For the past couple months we’ve questioned this market’s upside potential because of it’s proximity to the extreme upper recesses of its past TWO YEAR range and the painfully apprehensive manner in which it has approached the pivotal upper-1.34-handle-area resistant cap in the contract.  And in some respects, we still do.  But with the underlying cash market this week closing above its 31-Aug 1.3371 that’s also a new 2-1/2-YEAR high and market-defined corrective lows and risk parameters left in the wake of the past few weeks’ uptrend, we have to give the bull its due ahead of what could surprising gains in the weeks, months and perhaps even quarters ahead.

The weekly log active-continuation chart of the contract below shows the pertinence of the 1.3385-to-1.3510-range that has capped this market for the past two years.  A clear break above 1.3510 exposes a vast chasm totally devoid of any technical levels f merit shy of Apr’18’s 1.4413 high.  The current 67% reading in the Bullish Consensus ( its highest level in more than SIX YEARS- cannot be ignored as a threat to the bull as, indeed, such frothiness is typical of major PEAK/reversal conditions.  However, traders are reminded that sentiment/contrary opinion is not an applicable technical tool in the absence of an accompanying confirmed bearish divergence in momentum.  Additionally and in support of potentially sharp gains, our TRJO Bullish Sentiment Index of the hot Managed Money positions reportable to the CFTC has recently eroded to a non-bull-threatening 42% level.

On an even broader scale, the monthly log chart below shows the market on the cusp of confirming a bullish divergence on as big a scale as it gets.  A break of Apr’18’s 1.3510 major corrective high will, in fact, break at least the downtrend from Apr’18’s 1.4413 high and may have even completed a massive 13-YEAR falling-wedge from Nov’07’s 2.1138 high.  This would/could be an extraordinarily bullish setup that we’d would/should produce steep, sustained gains above 1.3510 in a new secular bull market.  Traders need to keep this requirement/expectation of such a bullish count when we start addressing the risk “up here” of a bullish policy.

The daily chart of the contract above shows the market’s grinding, apprehensive approach to the pivotal 1.3500-area.  IF IF IF this market’s on the verge of a new secular bull, it would/should be expected to BEHAVE LIKE ONE with increasingly obvious, sustained, steep gains somewhere along the line.  Minimally, we would NOT expect it to fail below recent corrective lows like 12-Nov’s 1.3108 larger-degree corrective low and perhaps not even below yesterday’s 1.3446 smaller-degree corrective low.  These two levels represent our new long- and short-term risk parameters from which a bullish policy and exposure can be objectively based and managed.

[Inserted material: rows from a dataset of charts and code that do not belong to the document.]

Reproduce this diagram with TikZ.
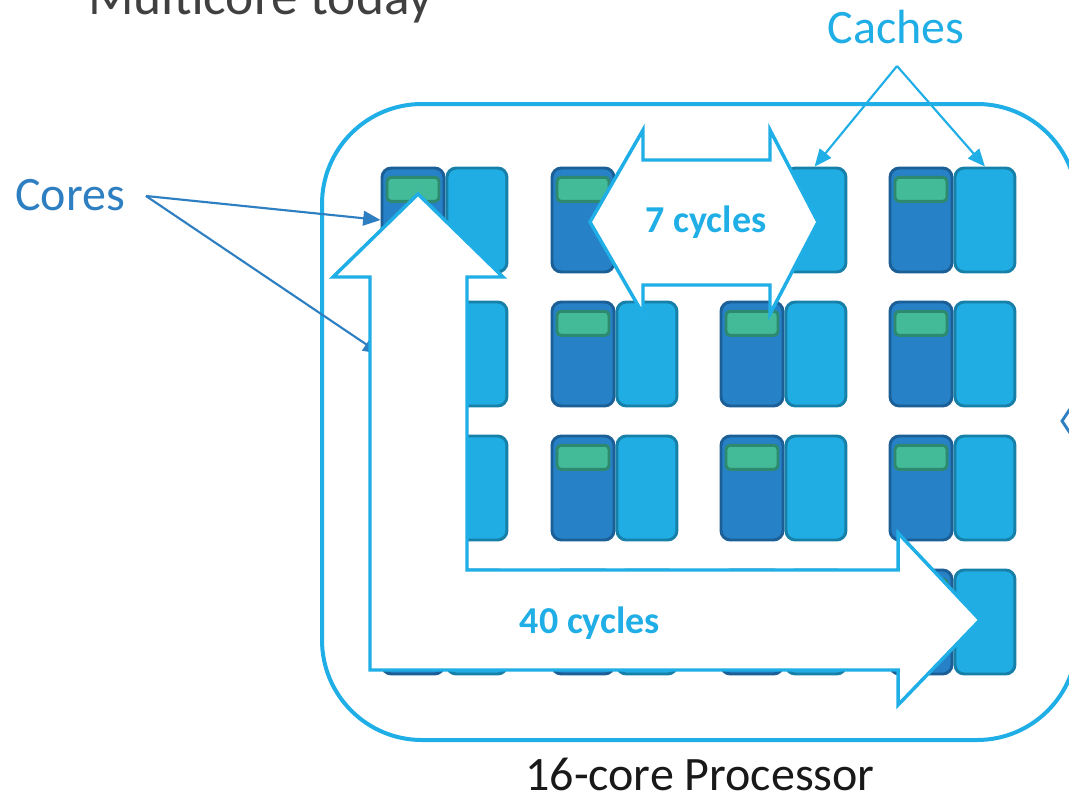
\documentclass[tikz,border=0pt]{standalone}
\usepackage{fontspec}
\setmainfont{Carlito}
\usepackage{xcolor}
\usetikzlibrary{positioning, arrows.meta}

\definecolor{procCyan}{RGB}{31,174,229}
\definecolor{coreFill}{RGB}{38,129,198}
\definecolor{coreLine}{RGB}{27,95,150}
\definecolor{cacheFill}{RGB}{31,173,227}
\definecolor{cacheLine}{RGB}{23,128,168}
\definecolor{regFill}{RGB}{67,187,152}
\definecolor{regLine}{RGB}{46,138,110}
\definecolor{coresBlue}{RGB}{46,127,194}
\definecolor{titleGray}{RGB}{64,64,64}

\begin{document}
\begin{tikzpicture}[x=0.75pt, y=-0.75pt]
        \tikzstyle{core} = [rectangle, draw=coreLine, fill=coreFill, line width=2.2pt, minimum width=46.5pt, minimum height=78pt, rounded corners=7pt, inner sep=0pt]
        \tikzstyle{cache} = [rectangle, draw=cacheLine, fill=cacheFill, line width=2.2pt, minimum width=45pt, minimum height=78pt, rounded corners=7pt, inner sep=0pt]
        \tikzstyle{reg} = [rectangle, draw=regLine, fill=regFill, line width=2.2pt, minimum width=39pt, minimum height=18pt, rounded corners=3pt, inner sep=0pt]
        \tikzstyle{bigarrow} = [draw=procCyan, fill=white, line width=2.6pt, line join=miter]
        \tikzstyle{pointer} = [line width=1.6pt, -{Triangle[length=13pt, width=11pt]}]
        \tikzstyle{label} = [font=\fontsize{36}{40}\selectfont, inner sep=0pt]
        \tikzstyle{cycles} = [font=\fontsize{28.5}{32}\selectfont\bfseries, text=procCyan, inner sep=0pt]

        \path[use as bounding box, fill=white] (0,0) rectangle (1069,799);

        % processor outline
        \draw[procCyan, line width=3pt, rounded corners=75pt] (322,104) rectangle (1077,740);

        % 4x4 grid of cores with their caches
        \foreach \r/\y in {1/220, 2/354, 3/488, 4/622} {
            \foreach \c/\x in {1/413, 2/583, 3/752, 4/921} {
                \node [core] (core-\r-\c) at (\x,\y) {};
                \node [reg, below=7pt of core-\r-\c.north] (reg-\r-\c) {};
                \node [cache, right=0pt of core-\r-\c] (cache-\r-\c) {};
            }
        }

        % labels and pointers
        \node [label, text=coresBlue] (cores) at (70,195) {Cores};
        \coordinate (coresPt) at (146,196);
        \draw [pointer, coresBlue] (coresPt) -- (core-2-1.west);
        \draw [pointer, coresBlue] (coresPt) -- (core-1-1.west);

        \node [label, text=procCyan] (caches) at (896,27) {Caches};
        \coordinate (cachesPt) at (897,66);
        \draw [pointer, procCyan] (cachesPt) -- ([xshift=-1pt]cache-1-3.north);
        \draw [pointer, procCyan] (cachesPt) -- (cache-1-4.north);

        % 40 cycles: bent arrow
        \draw [bigarrow] (418,194) -- (503,277) -- (467,277) -- (467,570) -- (898,570) -- (898,533)
            -- (980,620) -- (898,705) -- (898,670) -- (370,670) -- (370,277) -- (333,277) -- cycle;
        \node [cycles] (far) at (590,623) {40 cycles};

        % 7 cycles: double arrow
        \draw [bigarrow] (590,222) -- (643,130) -- (643,160) -- (770,160) -- (770,130) -- (818,222)
            -- (770,314) -- (770,285) -- (643,285) -- (643,314) -- cycle;
        \node [cycles] (near) at (706,222) {7 cycles};

        \draw [coresBlue, line width=2.2pt] (1070,409) -- (1062,421) -- (1070,433);

        \node [label, text=black!90] (proc) at (700,774) {16-core Processor};
        \node [font=\fontsize{40}{44}\selectfont, text=titleGray, inner sep=0pt, anchor=base west] (title) at (88,15) {Multicore today};
    \end{tikzpicture}
\end{document}
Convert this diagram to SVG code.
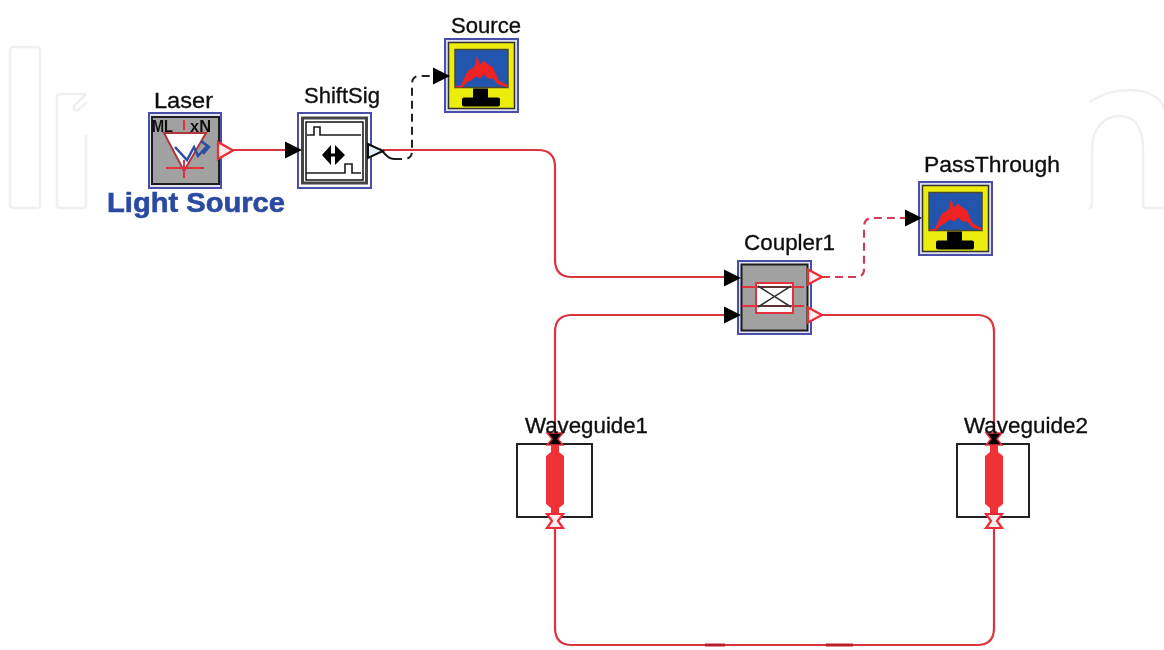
<svg xmlns="http://www.w3.org/2000/svg" width="1164" height="650" viewBox="0 0 1164 650">
<style>
text{font-family:"Liberation Sans",Arial,sans-serif;fill:#111}
.lbl{font-size:22px;stroke:#111;stroke-width:.35px}
.wm{fill:none;stroke:#eff0f0;stroke-width:2.5}
.frame{fill:#e4e4f0;stroke:#4a4fa8;stroke-width:2}
.ink{fill:none;stroke:#1a1a1a;stroke-width:1.6}
.rl{fill:none;stroke:#e2333f;stroke-width:2}
.wire{fill:none;stroke:#dd3240;stroke-width:2.2}
.blk{fill:#000}
.port{fill:#fdecec;stroke:#ee2a35;stroke-width:2.2}
.body{fill:#ee3237}
.wgbox{fill:#fff;stroke:#222;stroke-width:2}
</style>
<defs>
<filter id="soft" filterUnits="userSpaceOnUse" x="0" y="0" width="1164" height="650"><feGaussianBlur stdDeviation="0.55"/></filter>
<g id="in"><path class="blk" d="M-17-8.500L0 0L-17 8.500Z"/></g>
<g id="out"><path class="port" d="M0-7.500L14 0L0 7.500Z"/></g>
<g id="mon">
<rect x="-36" y="-36.500" width="73" height="73" fill="#dfe0ee" stroke="#4a4fa8" stroke-width="2"/>
<rect x="-32.500" y="-33" width="66" height="66" fill="#ecec10" stroke="#333" stroke-width="1.500"/>
<rect x="-26" y="-26" width="53" height="38" fill="#2356ae" stroke="#4a4a30" stroke-width="1.500"/>
<path d="M-26 11L-20 10L-17 3L-13-5L-9-7L-6-10L-4-20L-1-11L3-15L6-12L9-10L12-8L14-3L18 5L27 10L27 12L17 9L12 3L7 3L3-1L-1 3L-5 1L-9 4L-14 7L-19 12L-26 12Z" fill="#ed2024"/>
<rect x="-8" y="13" width="15" height="10" fill="#000"/>
<rect x="-19" y="22" width="38" height="9" rx="2" fill="#000"/>
</g>
<g id="wg">
<path class="body" d="M-4 13H4V22L9 26V74L4 78V84H-4V78L-9 74V26L-4 22Z"/>
<path class="port" d="M-8 84H8L3 91L8 98H-8L-3 91Z"/>
<path d="M-8 3H8L3 9L8 15H-8L-3 9Z" fill="#000" stroke="#e2333f" stroke-width="1.500"/>
</g>
</defs>

<g filter="url(#soft)">
<g id="watermark">
<rect class="wm" x="10" y="47" width="30" height="161" rx="3"/>
<path class="wm" d="M86 94H60Q57 94 57 97V205Q57 208 60 208H83Q86 208 86 205V135"/>
<path class="wm" d="M86 94L74 106Q73 110 77 111L87 102"/>
<path class="wm" d="M1089 102C1105 93 1115 90 1130 90C1150 90 1164 100 1164 110"/>
<path class="wm" d="M1164 208H1146Q1143 208 1143 205V150C1143 128 1135 116 1120 116C1104 116 1092 128 1092 150V205Q1092 208 1089 208"/>
</g>

<g id="connectors">
<path class="wire" d="M232 150H290"/>
<path class="wire" d="M383 150H538Q555 150 555 167V260Q555 277 572 277H726"/>
<path class="wire" d="M726 315H572Q555 315 555 332V434"/>
<path class="wire" d="M822 315H977Q994 315 994 332V434"/>
<path class="wire" d="M555 526V628Q555 645 572 645H977Q994 645 994 628V526"/>
<path d="M705 645H725M826 645H853" fill="none" stroke="#bb1f2a" stroke-width="3"/>
<path d="M380 149C385 153 387 159 394 159" fill="none" stroke="#111" stroke-width="2"/>
<path d="M394 159H404Q412 159 412 151V84Q412 76 420 76H436" fill="none" stroke="#222" stroke-width="2" stroke-dasharray="8 5"/>
<path d="M822 277H856Q864 277 864 269V227Q864 218 873 218H908" fill="none" stroke="#d23a55" stroke-width="2.200" stroke-dasharray="8 5"/>
</g>

<g id="laser">
<rect class="frame" x="149" y="113" width="72" height="75"/>
<rect x="152" y="117" width="67" height="67" fill="#a1a1a1" stroke="#1a1a1a" stroke-width="2"/>
<path d="M164 133H206L184 171Z" fill="#fff" stroke="#b2343a" stroke-width="2"/>
<path class="rl" d="M166 168H204M184 160V178M184 120V130"/>
<path d="M175 147L187 160L194 147L198 156L208 145M201 141L209 147L203 154" fill="none" stroke="#2a4fa5" stroke-width="2.500"/>
<text x="152" y="132" font-size="17" font-weight="bold" textLength="21" lengthAdjust="spacingAndGlyphs">ML</text>
<text x="190" y="132" font-size="17" font-weight="bold" textLength="21" lengthAdjust="spacingAndGlyphs">xN</text>
<path class="port" d="M218 142L233 150.500L218 159Z"/>
<text class="lbl" x="154" y="108" textLength="59" lengthAdjust="spacingAndGlyphs">Laser</text>
</g>
<text id="light-source" x="107" y="212" font-size="28" font-weight="bold" style="fill:#2a4aa0;stroke:#2a4aa0;stroke-width:.6px" textLength="178" lengthAdjust="spacingAndGlyphs">Light Source</text>

<g id="shiftsig">
<rect x="298" y="113" width="73" height="75" fill="#fff" stroke="#4a4fa8" stroke-width="2"/>
<rect x="302.500" y="118" width="64" height="65" fill="#fff" stroke="#444" stroke-width="3"/>
<rect x="306" y="122" width="57" height="58" fill="#fff" stroke="#111" stroke-width="1.500"/>
<path class="ink" d="M307 135H314V127H320V135H361M306 173H345V164H352V173H361"/>
<path class="blk" d="M322 155L331 145V165ZM345 155L335 145V165Z"/>
<rect x="330" y="153.500" width="6" height="3" fill="#000"/>
<path d="M368 144L383 151L368 158Z" fill="#e4f2f8" stroke="#111" stroke-width="2"/>
<text class="lbl" x="304" y="103" textLength="76" lengthAdjust="spacingAndGlyphs">ShiftSig</text>
</g>

<g id="source">
<use href="#mon" x="481" y="75.500"/>
<text class="lbl" x="451" y="33" textLength="70" lengthAdjust="spacingAndGlyphs">Source</text>
</g>

<g id="passthrough">
<use href="#mon" x="955" y="218.500"/>
<text class="lbl" x="924" y="172" textLength="136" lengthAdjust="spacingAndGlyphs">PassThrough</text>
</g>

<g id="coupler1">
<rect class="frame" x="738" y="261" width="73" height="73"/>
<rect x="741.500" y="264.500" width="66" height="66" fill="#a1a1a1" stroke="#1a1a1a" stroke-width="2"/>
<rect x="756" y="283" width="37" height="30" fill="#fff" stroke="#e2333f" stroke-width="2"/>
<path class="rl" d="M742 287H804M742 306H804"/>
<path d="M758 286L791 307M791 286L758 307M758 287H791M758 306H791" fill="none" stroke="#333" stroke-width="1.500"/>
<use href="#out" x="808" y="277"/>
<use href="#out" x="808" y="315"/>
<text class="lbl" x="744" y="250" textLength="91" lengthAdjust="spacingAndGlyphs">Coupler1</text>
</g>

<g id="waveguide1">
<rect class="wgbox" x="517" y="444" width="75" height="73"/>
<use href="#wg" x="555" y="430"/>
<text class="lbl" x="525" y="433" textLength="123" lengthAdjust="spacingAndGlyphs">Waveguide1</text>
</g>

<g id="waveguide2">
<rect class="wgbox" x="957" y="444" width="72" height="73"/>
<use href="#wg" x="994" y="430"/>
<text class="lbl" x="964" y="433" textLength="124" lengthAdjust="spacingAndGlyphs">Waveguide2</text>
</g>

<g id="connector-heads">
<use href="#in" x="302" y="150"/>
<use href="#in" x="450" y="76"/>
<use href="#in" x="922" y="218"/>
<use href="#in" x="741" y="278"/>
<use href="#in" x="741" y="315"/>
</g>
</g>
</svg>
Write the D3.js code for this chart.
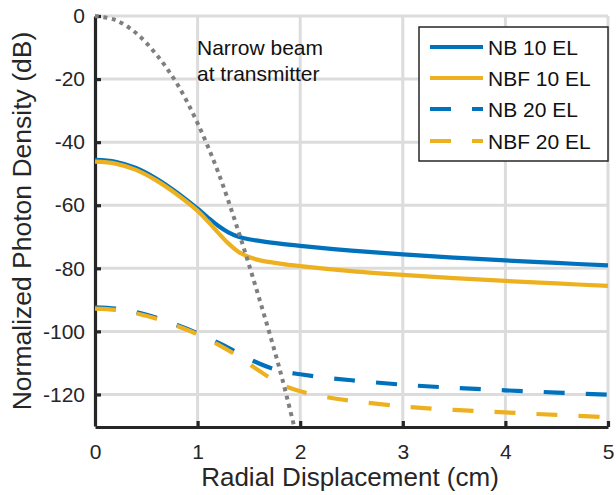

The daily close-only chart of the underlying cash market shows this week’s break above 31-Aug’s 1.3371 high.  This is a new 2-1/2-YEAR high.  Per any broader bullish count, this market is expected to not only NOT fail below recent corrective lows like 1.3120 and even 1.3315, but to start moving higher in an increasingly obvious, trendy, impulsive manner.  Its failure to do so will defer or threaten a broader bullish count and expose another intra-two-year-range corrective relapse that could be extensive.

Finally, on a short-term basis, the 240-min chart below shows this morning break above Tue’s 1.3446 high that reaffirms the uptrend and leaves yesterday’s 1.3287 low in its wake as the latest smaller-degree corrective low it now is require to sustain gains above to maintain a more immediate bullish count.  Its failure to do so will confirm a bearish divergence in short-term momentum and expose at least an interim correction of the past month’s rally from 02-Nov’s 1.2855 low.

These issues considered, traders are advised to move to a cautious bullish policy and exposure from at-the-market (1.3450 OB) with a failure below 1.3287 required to negate this specific count and warrant its cover.  In lieu of at least such sub-1.3287 weakness, further and possibly extraordinary gains should not surprise.